Era divertido pensar en que contar algo se había convertido en mi terapia. No podía imaginar nada fuera de un escenario lleno de acción y de muerte. Toda mi cabeza era una maraña de historias similares que ya no quería terminar de concretar, mucho menos de redactar, pero algo me arrastraba y me obligaba a hacerlo.
Estaba perdiendo la cabeza, el talento y hasta la cordura. Todo el día me encontraba en ese maldito cuarto de pánico sollozando o durmiendo, hasta que me abrían la puerta y corría a comer como bestia. Mi mascota me miraba aterrada y yo me burlaba de su rostro.

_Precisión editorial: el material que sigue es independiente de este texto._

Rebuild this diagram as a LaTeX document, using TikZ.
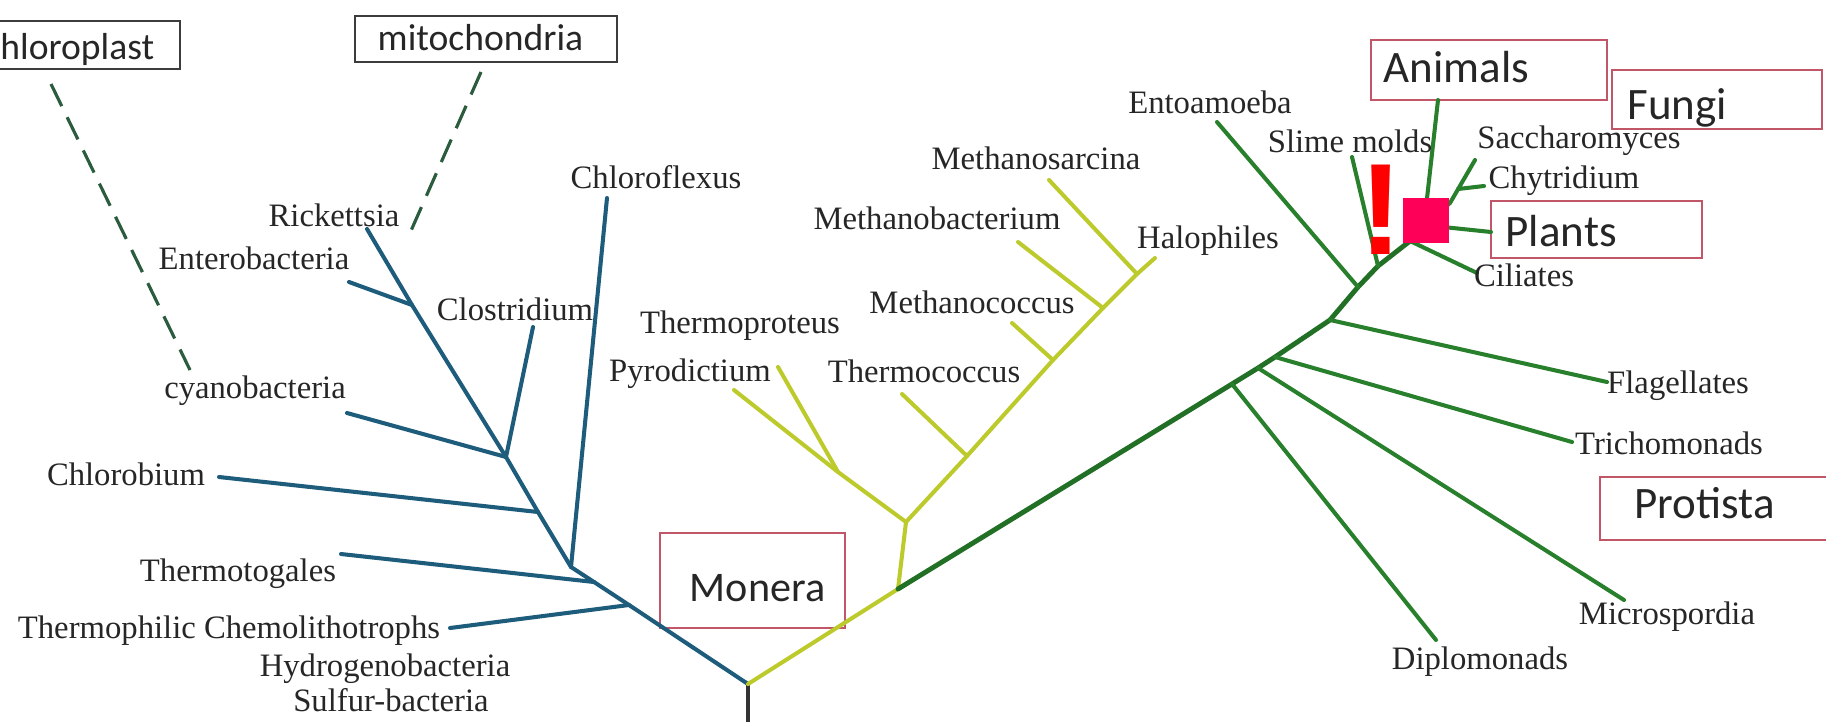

Luego, me apresuraba al cuarto de tortura, donde en lugar de torturarme como se debe, golpeaba bolsas con cal y paredes hasta que me sangraban los nudillos. Gritaba y me abalanzaba sobre las cosas. Caminaba por las paredes y me arañaba a mi misma.
El siguiente paso, era el más emocionante. Me sacaban un rato y podía nadar en el río que quedaba muy cerca de mi hogar. Volvía con la frescura de la tarde y entraba a mi cuarto a preparar uno que otro papel. Me bañaba y terminaba frente a una pantalla que en ocasiones me decía que hacer, o me desacreditaba, incluso me daba algunos momentos de placer.
No puedo decir que me rendía, pero después de un rato se me ocurrían cosas y lo de temprano, tarde y noche dejaba de tener sentido. Entonces me sentía yo. Así era el final del día, un pobre ente acostado en el techo de la casa, viendo estrellas y preguntándose qué tanto sabía de la vida, o qué tanto podía describir.